Don’t get me wrong: I think it’s necessary and I can understand the bonding that occurs among the Thin Blue Line family while they are there together. I was with a police officer friend of mine and he confided in me that it felt the same way to him.  It’s not something he looks forward to doing every year.  As we walked around the Memorial he cried in several places.  I understood why.

As I understand it there are over 19,000 names on those walls. That alone is difficult to wrap my head around.  Over 19,000 men and women from all levels of law enforcement who have died in the line of duty. That number doesn’t seem so overwhelming in the bigger scheme of things, but as you walk around the walls and see the names engraved therein; and you take in the actual physical size of the walls, and you realize how packed in those names are… it starts to sink in.  An awful lot of good men and women have died protecting and serving as they tried their best to keep the peace.

What makes it MUCH harder to deal with emotionally is when you see the memorial items survivors have placed, and those affect you on several different levels as well. There are memorial items left by surviving officers who were friends of the fallen.  Those often take the form of pictures, agency patches, candles, flowers and other such.  It’s touching that men and women who work in a profession that so often requires them to steel themselves emotionally can be so soft and sentimental in remembering their fellow officers.  The thing to remember is that they’re not JUST remembering and honoring a fellow officer; they’re remembering and honoring a friend; a family member.

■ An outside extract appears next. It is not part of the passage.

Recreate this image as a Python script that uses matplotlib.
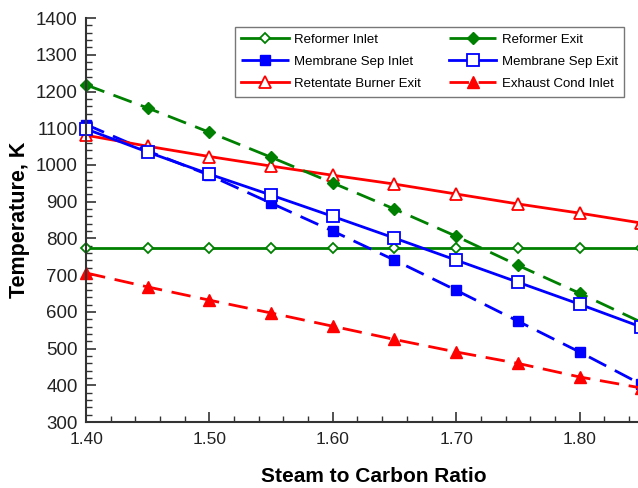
import numpy as np
import matplotlib
matplotlib.use("Agg")
import matplotlib.pyplot as plt
from matplotlib.ticker import MultipleLocator, FormatStrFormatter

plt.rcParams['font.family'] = ['Liberation Sans', 'DejaVu Sans']
plt.rcParams['lines.scale_dashes'] = False

# steam to carbon ratio
sc_ratio = [1.40, 1.45, 1.50, 1.55, 1.60, 1.65, 1.70, 1.75, 1.80, 1.85]

# temperatures, K
reformer_inlet = [775, 775, 775, 775, 775, 775, 775, 775, 775, 775]
reformer_exit = [1218, 1155, 1089, 1021, 951, 880, 806, 727, 651, 572]
memb_sep_inlet = [1110, 1038, 972, 896, 820, 741, 659, 575, 491, 403]
memb_sep_exit = [1098, 1035, 975, 918, 860, 801, 741, 681, 621, 559]
retentate_burner_exit = [1081, 1051, 1023, 997, 972, 948, 921, 894, 869, 842]
exhaust_cond_inlet = [706, 668, 632, 597, 561, 525, 491, 460, 423, 393]

GREEN = '#008000'
BLUE = '#0000ff'
RED = '#ff0000'
DASH = (0, (14, 7))

fig = plt.figure(figsize=(6.38, 4.88), dpi=100)
ax = fig.add_axes([0.135, 0.135, 0.87, 0.828])

lw = 2.0
ax.plot(sc_ratio, reformer_inlet, color=GREEN, lw=lw, marker='D', ms=5.5,
        mfc='white', mec=GREEN, mew=1.3, label='Reformer Inlet', clip_on=False)
ax.plot(sc_ratio, memb_sep_inlet, color=BLUE, lw=lw, ls=DASH, marker='s', ms=7,
        mfc=BLUE, mec=BLUE, label='Membrane Sep Inlet', clip_on=False)
ax.plot(sc_ratio, retentate_burner_exit, color=RED, lw=lw, marker='^', ms=8,
        mfc='white', mec=RED, mew=1.3, label='Retentate Burner Exit', clip_on=False)
ax.plot(sc_ratio, reformer_exit, color=GREEN, lw=lw, ls=DASH, marker='D', ms=6,
        mfc=GREEN, mec=GREEN, label='Reformer Exit', clip_on=False)
ax.plot(sc_ratio, memb_sep_exit, color=BLUE, lw=lw, marker='s', ms=8,
        mfc='white', mec=BLUE, mew=1.3, label='Membrane Sep Exit', clip_on=False)
ax.plot(sc_ratio, exhaust_cond_inlet, color=RED, lw=lw, ls=DASH, marker='^', ms=8,
        mfc=RED, mec=RED, label='Exhaust Cond Inlet', clip_on=False)

ax.set_xlim(1.40, 1.85)
ax.set_ylim(300, 1400)
ax.xaxis.set_major_locator(MultipleLocator(0.10))
ax.xaxis.set_minor_locator(MultipleLocator(0.02))
ax.xaxis.set_major_formatter(FormatStrFormatter('%.2f'))
ax.yaxis.set_major_locator(MultipleLocator(100))
ax.yaxis.set_minor_locator(MultipleLocator(20))

for side in ['top', 'right']:
    ax.spines[side].set_visible(False)
for side in ['left', 'bottom']:
    ax.spines[side].set_linewidth(1.5)
    ax.spines[side].set_color('#333333')

ax.tick_params(which='both', direction='in', colors='#333333', labelcolor='#222222')
ax.tick_params(which='major', length=7, width=1.2)
ax.tick_params(which='minor', length=4, width=1.0)
ax.tick_params(axis='x', pad=7, labelsize=12.5)
ax.tick_params(axis='y', pad=6, labelsize=13.5)

ax.set_xlabel('Steam to Carbon Ratio', fontsize=15, fontweight='bold')
ax.xaxis.set_label_coords(0.519, -0.11)
ax.set_ylabel('Temperature, K', fontsize=15.5, fontweight='bold', labelpad=4)

leg = ax.legend(ncol=2, loc='upper left', bbox_to_anchor=(0.268, 0.978),
                fontsize=9.5, frameon=True, fancybox=False, handlelength=3.6,
                columnspacing=2.1, borderpad=0.5, labelspacing=0.75,
                handletextpad=0.4, borderaxespad=0)
leg.get_frame().set_edgecolor('#555555')
leg.get_frame().set_linewidth(1.0)

fig.savefig('out.png', dpi=100)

The true “gut punch” though comes from seeing the items left from surviving husbands, wives, children and parents.  Even at my age I can’t imagine having to attend a funeral for a family member who had served and was lost to the line of duty, and no parent should ever have to bury their child.  All of us grow up kind of knowing and expecting that one day… someday… our parents will die and we’ll have to say goodbye to them. It’s something we hope we can manage when the day comes.  We also hope that day is a long ways off in the future.

One of the memorials I saw was a teddy bear left by a little boy who had lost his daddy.  The little boy was maybe four or five years old and I had tears in my eyes and butterflies in my stomach at just the thought of that little boy having to remember his daddy.  How did he have the strength to even place such a memorial?

Then I realized that I was thinking about a single moment in time; the moment that the child placed the memorial item for the father he’d lost.  I realized that single moment in time was merely an encapsulation of the entire year the little boy had experienced since his last visit to the Memorial.  How on earth, I wondered, did that little boy make it through the year?  How many times had he cried? How many times had he sat in his mother’s arms and told her he missed his daddy?

Knowing that’s a possible outcome, every day when they go to work, how do our law enforcement professionals go and do their duty without letting the potential emotional burden weigh them down beyond the ability to perform?

For me, that was the big lesson of the Memorial. Sure, it’s important that we realize how many have made the ultimate sacrifice.  Yes, it matters that this year 232 names were added to the walls. But what sinks in deepest for me is the fact that every officer who puts on a badge and goes to work knows full well that s/he may not return home at the end of their shift; that they may leave their spouse widowed and their children with one less parent.  They KNOW this but they go do the job anyway.  The family they leave behind ALSO sacrifices and carries the weight of risk. The family at home trusts that the officer’s family at work will help and support him/her to make sure they ALL get to the end of their shift safely – and get to go home.

Most of the time that’s how things work.  For all those represented by names on the Memorial walls, it didn’t.  They went to work one day and didn’t go home at the end of their shift.  They made the ultimate sacrifice and their families and friends mourn their loss; they honor the memories; they honor the commitment to duty that was demonstrated and acted upon.  They remember their hero and acknowledge that there were hundreds more. They come together and that shared emotional energy, while feeling like a gut punch to me, somehow helps them feel recharged.

So, it’s one of those things: everyone who has any appreciation for law enforcement should go and do it. Visit the Memorial during Police Week. Experience the feelings. See the sites. Talk to the survivors. Look at the memorial items they leave. Try to get a sense of what they feel.  It’s not hard. It overwhelms you. Offer a word of appreciation for the job THEIR fallen officer did. Offer your condolences. Appreciate what the profession demands – and so many hundreds of thousands so willingly offer.

It just might give you a whole different perspective on “the police.” It may help you to see them as people and not a job.